Storage Helps Power Systems Grow In The First Quarter
April 24, 2023 Timothy Prickett Morgan
Here is a peculiar thing: It is almost like there are two different Power Systems customer sets. Those that spend big in the second quarter and fourth quarter of every year and those that spend less big in the first and third quarters of every year.
While we understand the normal Q4 bump that happens because there are decades of traditions, founded on good budgetary and capacity planning practices, we are a bit perplexed why when it comes to the Power Systems market at least, Q2 is almost as good revenue-wise as the prior Q4. We admit fully that this could be a phenomenon that is complete inherent in our financial model of Power Systems sales, both for Power-based servers and storage arrays and storage clusters that also use Power machinery as their array or cluster controllers.
This is what happens when IBM no longer gives revenue figures for Power Systems machines and storage array sales, much less any kind of detailed breakdown of Power Systems sales by primary platform – AIX, IBM i, or Linux. We take snippets of information we get from here and there, constant currency growth rates that have to be reverse-engineered to as-reported revenue growth rates, estimates of storage growth for all IBM storage for then for Power-based arrays, and massage it all into a module that tells us what we think might be a good approximation of what IBM’s overall sales of Power Systems machinery is external to the company. And now, thanks to the spinoff of Kyndryl, what used to be internal sales to other IBM groups and divisions is now sales to another company, and probably IBM’s biggest customer for any system hardware and software, for that matter.
With all of that in mind, let’s walk through IBM’s financial results for the first quarter of 2023.
For the quarter ended in March, IBM had sales of $14.25 billion, up a meager four-tenths of a point compared to the year ago period. Gross profits for the quarter rose by 2.4 percent to $7.51 billion, thanks to cost cutting, but net income was hurt by a $260 million write-off for layoffs during the quarter. Still, net income was up against an easy compare for a pretty tough Q1 last year, and rose by 26.5 percent to $927 million.
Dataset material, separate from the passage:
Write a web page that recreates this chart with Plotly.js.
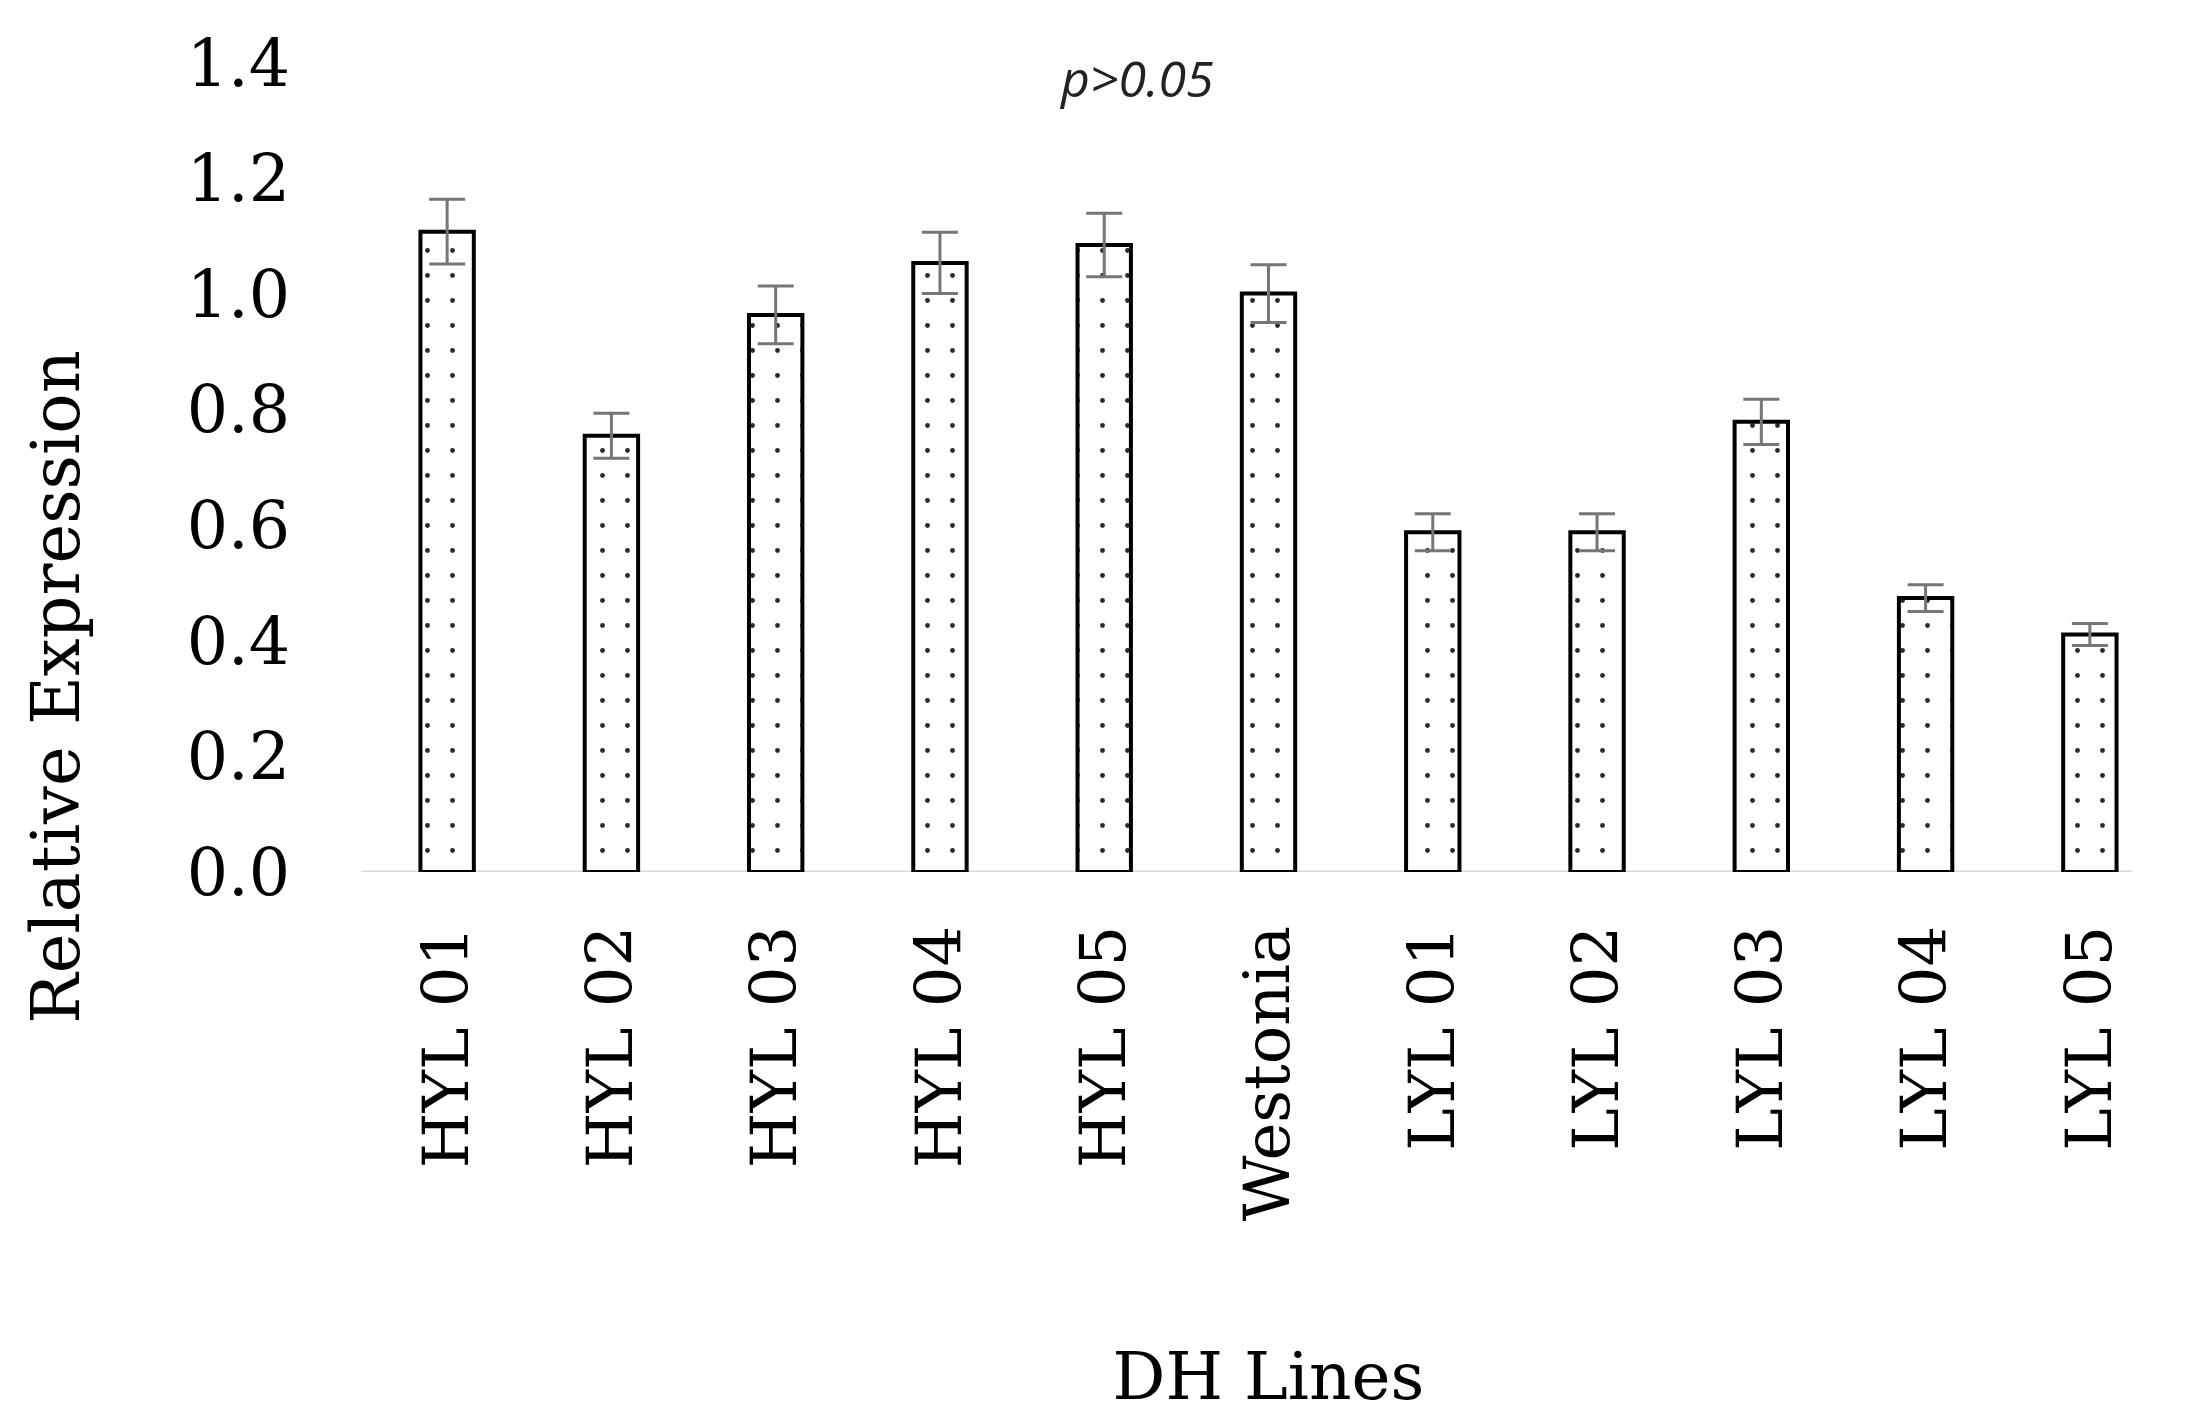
<!DOCTYPE html>
<html>
<head>
<meta charset="utf-8">
<script src="https://cdn.plot.ly/plotly-3.0.1.min.js"></script>
<style>html,body{margin:0;padding:0;background:#fff;}#chart{width:2199px;height:1422px;}</style>
</head>
<body>
<div id="chart"></div>
<script>
// Data
const categories = ["HYL 01", "HYL 02", "HYL 03", "HYL 04", "HYL 05", "Westonia", "LYL 01", "LYL 02", "LYL 03", "LYL 04", "LYL 05"];
const relExpression = [1.108, 0.755, 0.964, 1.054, 1.085, 1.001, 0.588, 0.588, 0.779, 0.474, 0.411];
const errors = [0.056, 0.039, 0.050, 0.053, 0.055, 0.050, 0.032, 0.032, 0.039, 0.023, 0.019];
const yTickVals = [0, 0.2, 0.4, 0.6, 0.8, 1.0, 1.2, 1.4];
const yTickText = ["0.0", "0.2", "0.4", "0.6", "0.8", "1.0", "1.2", "1.4"];
const yTitle = "Relative Expression";
const xTitle = "DH Lines";
const pNote = "p>0.05";

const serif = "DejaVu Serif, Liberation Serif, serif";

const trace = {
  type: "bar",
  x: categories,
  y: relExpression,
  error_y: {type: "data", array: errors, visible: true, color: "#767676", thickness: 3, width: 18},
  marker: {
    color: "#ffffff",
    line: {color: "#000000", width: 4},
    pattern: {shape: ".", fgcolor: "#2a2a2a", bgcolor: "#ffffff", size: 25, solidity: 0.03}
  },
  hoverinfo: "x+y"
};

const layout = {
  width: 2199,
  height: 1422,
  paper_bgcolor: "#ffffff",
  plot_bgcolor: "#ffffff",
  margin: {l: 365, r: 27, t: 63, b: 550, autoexpand: false},
  showlegend: false,
  bargap: 0.675,
  font: {family: serif, color: "#000000"},
  xaxis: {
    type: "category",
    showline: false,
    showgrid: false,
    zeroline: false,
    ticks: "",
    tickangle: -90,
    tickfont: {family: serif, size: 64, color: "#000000"},
    ticklabelstandoff: 40,
    automargin: false,
    title: {text: xTitle, font: {family: serif, size: 66, color: "#000000"}, standoff: 132}
  },
  yaxis: {
    range: [0, 1.4],
    tickvals: yTickVals,
    ticktext: yTickText,
    showgrid: false,
    showline: false,
    zeroline: false,
    ticks: "",
    tickfont: {family: serif, size: 65, color: "#000000"},
    ticklabelstandoff: 74,
    automargin: false
  },
  shapes: [
    {type: "line", xref: "paper", yref: "y", x0: -0.002, x1: 0.978, y0: 0, y1: 0,
     line: {color: "#d9d9d9", width: 3}, layer: "below"}
  ],
  annotations: [
    {
      text: yTitle, textangle: -90, xref: "paper", yref: "paper",
      x: -0.171, y: 0.229, xanchor: "center", yanchor: "middle", showarrow: false,
      font: {family: serif, size: 67, color: "#000000"}
    },
    {
      text: "<i>" + pNote + "</i>", xref: "paper", yref: "paper",
      x: 0.427, y: 0.981, xanchor: "center", yanchor: "middle", showarrow: false,
      font: {family: "Open Sans, DejaVu Sans, sans-serif", size: 50, color: "#222222"}
    }
  ]
};

Plotly.newPlot("chart", [trace], layout, {displayModeBar: false, staticPlot: true});
</script>
</body>
</html>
IBM’s Infrastructure division, which is the combination of the System z and Power Systems servers, their operating systems, plus all kinds of storage (flash, disk, and tape), had a 3.8 percent decline to just a tad under $3.1 billion, but gross profits only fell by 1.7 percent to $1.6 billion and pre-tax income was up 8.5 percent to $216 million. We reckon after running IBM’s constant currency figures through our model that Hybrid Infrastructure – all of this datacenter hardware and software – accounted for $1.71 billion, up 1 percent, and Infrastructure Support fell by 9.1 percent to $1.39 billion.
Here are the results for the various IBM divisions shown graphically since 2019:
And here is a table that shows the past nine quarters of this divisional data:
As best we can figure, Red Hat had revenues of $1.52 billion, up 8 percent, and the part of Red Hat that is sold into the datacenters accounted for $1.06 billion, up by the same amount. The legacy IBM systems business – meaning the servers, storage, systems software, technical support and financing for IBM’s own System z and Power Systems customers – did $5.95 billion in business, down a half point year-on-year, which is not bad considering how whacky the world is right now and the relative jumpiness of enterprises given this. (We still have to get down to business, which is the saving grace.) Add it up, then IBM’s “real” systems business is probably somewhere slightly north of $7 billion in Q1 2023, up seven-tenths of a point and providing plenty of profits.
That brings us to Power Systems revenues, as best as we can figure from what little Big Blue says on the topic.
In the quarter, we reckon that IBM had $166 million in Power Systems server sales, down 3 percent from the year ago period as the national and regional economies are a bit cautious. But we think that Power-based storage had a very good quarter, with revenues up by 44.4 percent to $65 million, and when you add the two of them up, that works out to $231 million of total external Power Systems sales, up 6.9 percent.
If you squint your eyes at the chart above, you can see the twin parts of the Power Systems market both rising, ever so slightly. And that sure beats the alternative, don’t it? We have seen plenty of decline over the years, and if IBM keeps sticking to its AIX, IBM i, and Linux knitting and despite that it is no longer a player in the supercomputing market with Power Systems (and has left hundreds of millions of dollars in non-profitable Power Systems revenue on the table as a key systems integrator in the HPC space), there is a good chance that this business can grow organically as customers do more with their iron.